Fire Kennedy, and give the whole thing to Filoni and Favreau to run, and Disney will score millions of new fans, retain the old, and make money hand over fist despite their wicked, woke, corporate ways.
I'll walk.

That's fair. And certainly isn't a deal breaker or even a major gripe, just a little sense of having seen it before? Not to the extent of The Force Awakens and other aspects of the sequel trilogy, but just a little bit of deja vu in the storytelling. But as @Sketcher rightly pointed out as I was composing this post, the inherent "poetry" nature of the Star Wars storytelling according to George Lucas is well established.
Not just poetry, but just mythology, which, like poetry, is about themes.
 
So... that's not a NO on Jerec and Katarn?

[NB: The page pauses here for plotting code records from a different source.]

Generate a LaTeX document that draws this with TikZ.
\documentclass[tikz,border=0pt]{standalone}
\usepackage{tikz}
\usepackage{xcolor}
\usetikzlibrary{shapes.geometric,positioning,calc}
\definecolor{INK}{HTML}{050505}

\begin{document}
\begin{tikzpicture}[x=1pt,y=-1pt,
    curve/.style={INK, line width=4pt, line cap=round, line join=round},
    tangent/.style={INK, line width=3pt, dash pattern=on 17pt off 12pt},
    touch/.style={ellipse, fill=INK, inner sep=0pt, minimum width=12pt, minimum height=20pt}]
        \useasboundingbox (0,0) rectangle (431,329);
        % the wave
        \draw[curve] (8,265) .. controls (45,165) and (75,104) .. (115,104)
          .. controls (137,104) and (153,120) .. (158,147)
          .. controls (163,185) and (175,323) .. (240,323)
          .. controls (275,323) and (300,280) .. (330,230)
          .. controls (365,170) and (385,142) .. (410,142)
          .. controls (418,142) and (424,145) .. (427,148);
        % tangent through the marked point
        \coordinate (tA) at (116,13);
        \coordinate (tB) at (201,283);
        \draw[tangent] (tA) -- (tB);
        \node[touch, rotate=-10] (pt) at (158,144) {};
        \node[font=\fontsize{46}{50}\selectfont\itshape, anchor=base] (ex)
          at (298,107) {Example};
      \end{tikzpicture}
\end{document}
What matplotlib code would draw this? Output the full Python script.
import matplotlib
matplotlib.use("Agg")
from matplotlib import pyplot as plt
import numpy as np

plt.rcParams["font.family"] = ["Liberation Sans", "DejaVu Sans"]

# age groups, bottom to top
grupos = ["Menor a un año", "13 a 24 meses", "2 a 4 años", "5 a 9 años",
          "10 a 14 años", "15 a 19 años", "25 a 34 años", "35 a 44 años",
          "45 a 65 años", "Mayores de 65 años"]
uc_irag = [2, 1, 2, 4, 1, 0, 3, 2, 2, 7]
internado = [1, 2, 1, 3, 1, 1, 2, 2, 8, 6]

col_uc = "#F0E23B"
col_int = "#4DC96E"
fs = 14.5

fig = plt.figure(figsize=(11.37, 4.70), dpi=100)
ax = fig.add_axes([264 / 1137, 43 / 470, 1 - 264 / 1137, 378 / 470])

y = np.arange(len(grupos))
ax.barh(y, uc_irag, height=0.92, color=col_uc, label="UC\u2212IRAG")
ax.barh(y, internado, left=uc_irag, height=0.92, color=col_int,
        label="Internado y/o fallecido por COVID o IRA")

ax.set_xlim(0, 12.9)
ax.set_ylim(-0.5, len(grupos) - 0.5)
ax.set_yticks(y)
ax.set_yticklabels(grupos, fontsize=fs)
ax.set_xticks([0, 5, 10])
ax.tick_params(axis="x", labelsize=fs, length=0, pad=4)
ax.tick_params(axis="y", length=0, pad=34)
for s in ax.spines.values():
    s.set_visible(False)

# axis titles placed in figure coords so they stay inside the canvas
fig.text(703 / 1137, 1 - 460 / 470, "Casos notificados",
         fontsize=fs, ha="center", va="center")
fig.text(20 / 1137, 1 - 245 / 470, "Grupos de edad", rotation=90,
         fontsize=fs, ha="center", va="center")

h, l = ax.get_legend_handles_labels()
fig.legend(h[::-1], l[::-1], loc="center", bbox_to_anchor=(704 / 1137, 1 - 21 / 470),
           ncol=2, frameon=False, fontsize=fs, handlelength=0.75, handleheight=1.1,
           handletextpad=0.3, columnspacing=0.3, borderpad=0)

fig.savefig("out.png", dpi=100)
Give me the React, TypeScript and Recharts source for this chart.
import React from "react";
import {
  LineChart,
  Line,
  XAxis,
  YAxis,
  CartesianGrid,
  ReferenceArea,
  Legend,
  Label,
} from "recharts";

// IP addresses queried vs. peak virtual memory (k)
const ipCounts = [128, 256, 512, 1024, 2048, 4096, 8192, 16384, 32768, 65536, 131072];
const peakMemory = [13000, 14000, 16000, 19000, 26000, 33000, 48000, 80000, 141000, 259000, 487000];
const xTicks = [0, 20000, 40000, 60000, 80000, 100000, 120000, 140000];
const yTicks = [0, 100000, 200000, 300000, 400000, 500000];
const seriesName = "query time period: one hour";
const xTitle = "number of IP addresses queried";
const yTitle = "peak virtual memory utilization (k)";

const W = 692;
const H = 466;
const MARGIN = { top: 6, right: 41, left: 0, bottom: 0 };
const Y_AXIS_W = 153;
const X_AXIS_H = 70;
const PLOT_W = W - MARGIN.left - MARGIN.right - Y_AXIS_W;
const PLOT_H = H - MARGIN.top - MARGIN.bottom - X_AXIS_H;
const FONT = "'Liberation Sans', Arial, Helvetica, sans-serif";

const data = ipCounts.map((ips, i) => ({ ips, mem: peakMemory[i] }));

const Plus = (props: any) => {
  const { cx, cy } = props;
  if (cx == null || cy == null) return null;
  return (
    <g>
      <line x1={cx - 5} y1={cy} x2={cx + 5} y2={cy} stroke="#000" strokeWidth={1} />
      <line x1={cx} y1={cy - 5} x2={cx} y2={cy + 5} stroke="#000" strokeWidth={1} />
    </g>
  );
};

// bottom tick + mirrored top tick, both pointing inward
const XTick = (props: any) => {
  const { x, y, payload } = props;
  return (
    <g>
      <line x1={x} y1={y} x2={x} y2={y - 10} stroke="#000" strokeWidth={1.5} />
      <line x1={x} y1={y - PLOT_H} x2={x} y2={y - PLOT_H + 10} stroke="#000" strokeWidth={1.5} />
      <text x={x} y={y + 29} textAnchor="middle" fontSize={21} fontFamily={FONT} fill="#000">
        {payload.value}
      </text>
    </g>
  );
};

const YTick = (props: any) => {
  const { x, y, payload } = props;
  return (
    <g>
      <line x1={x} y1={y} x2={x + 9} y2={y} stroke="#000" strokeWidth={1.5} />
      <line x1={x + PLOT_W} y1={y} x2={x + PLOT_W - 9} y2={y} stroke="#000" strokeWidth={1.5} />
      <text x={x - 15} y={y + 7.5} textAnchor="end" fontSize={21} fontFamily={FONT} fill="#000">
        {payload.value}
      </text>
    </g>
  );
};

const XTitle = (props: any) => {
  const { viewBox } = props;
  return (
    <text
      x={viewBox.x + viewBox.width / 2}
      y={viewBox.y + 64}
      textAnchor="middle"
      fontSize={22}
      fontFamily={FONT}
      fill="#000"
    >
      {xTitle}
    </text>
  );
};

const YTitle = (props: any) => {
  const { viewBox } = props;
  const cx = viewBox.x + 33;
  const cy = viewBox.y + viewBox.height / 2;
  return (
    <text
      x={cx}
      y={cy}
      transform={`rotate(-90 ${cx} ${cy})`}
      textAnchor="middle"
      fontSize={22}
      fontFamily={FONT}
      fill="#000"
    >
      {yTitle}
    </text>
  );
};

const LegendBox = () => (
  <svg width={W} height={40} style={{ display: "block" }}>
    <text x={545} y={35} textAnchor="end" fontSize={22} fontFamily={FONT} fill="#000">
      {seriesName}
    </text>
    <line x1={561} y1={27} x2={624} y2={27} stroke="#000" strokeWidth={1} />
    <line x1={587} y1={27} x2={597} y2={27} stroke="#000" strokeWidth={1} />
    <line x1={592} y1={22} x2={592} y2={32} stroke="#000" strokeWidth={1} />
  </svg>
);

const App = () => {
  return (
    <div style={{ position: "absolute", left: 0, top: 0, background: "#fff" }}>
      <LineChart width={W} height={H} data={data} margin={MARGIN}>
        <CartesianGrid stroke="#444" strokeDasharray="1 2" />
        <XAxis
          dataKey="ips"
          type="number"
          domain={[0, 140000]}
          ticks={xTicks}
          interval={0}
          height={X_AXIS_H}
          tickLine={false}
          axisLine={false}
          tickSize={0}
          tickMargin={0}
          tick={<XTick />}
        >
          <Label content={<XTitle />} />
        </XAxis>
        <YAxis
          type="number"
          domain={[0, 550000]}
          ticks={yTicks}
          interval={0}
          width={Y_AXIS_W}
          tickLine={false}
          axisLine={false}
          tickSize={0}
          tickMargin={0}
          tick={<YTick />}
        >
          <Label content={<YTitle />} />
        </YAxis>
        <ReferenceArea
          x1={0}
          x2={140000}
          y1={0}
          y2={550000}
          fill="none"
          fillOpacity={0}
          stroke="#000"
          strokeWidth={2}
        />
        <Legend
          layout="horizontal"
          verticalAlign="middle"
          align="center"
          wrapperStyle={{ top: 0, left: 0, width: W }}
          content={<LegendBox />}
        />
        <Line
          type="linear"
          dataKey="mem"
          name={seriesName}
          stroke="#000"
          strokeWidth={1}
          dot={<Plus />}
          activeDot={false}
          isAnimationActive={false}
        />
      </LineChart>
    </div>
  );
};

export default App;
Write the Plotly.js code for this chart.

Too bad they'd have to be recast. Wasn't lip-licking Jerec the most scenery chewing villain since old Palps himself?
That's a no on firing Kennedy and putting Filoni and Favreau in charge. I don't trust them that much.

As for Katarn and Jerec, both would be fun. I think Jerec is a great villain but not everyone's cup of blue milk either. That would be nostalgia bait, more than anything, and I'm quite satiated on that.
 
That's a no on firing Kennedy and putting Filoni and Favreau in charge. I don't trust them that much.

I don't see this point of view, personally. Opinions will vary, sure, but just about everything Kennedy has taken a direct hand in has turned into a train wreck, while Filoni and Favreau have arguably saved it for Disney with The Mandalorian. Maybe it's just a matter of my own fandom running parallel to theirs, but those guys GET Star Wars the way only someone who saw the original when they were a pre-teen or teen can get it.

I don't love EVERYTHING Filoni has done, but I love way more of it than I don't, and Kennedy and her woke, raging feminism has done severe damage to the franchise. I'm well aware opinions will vary violently on this.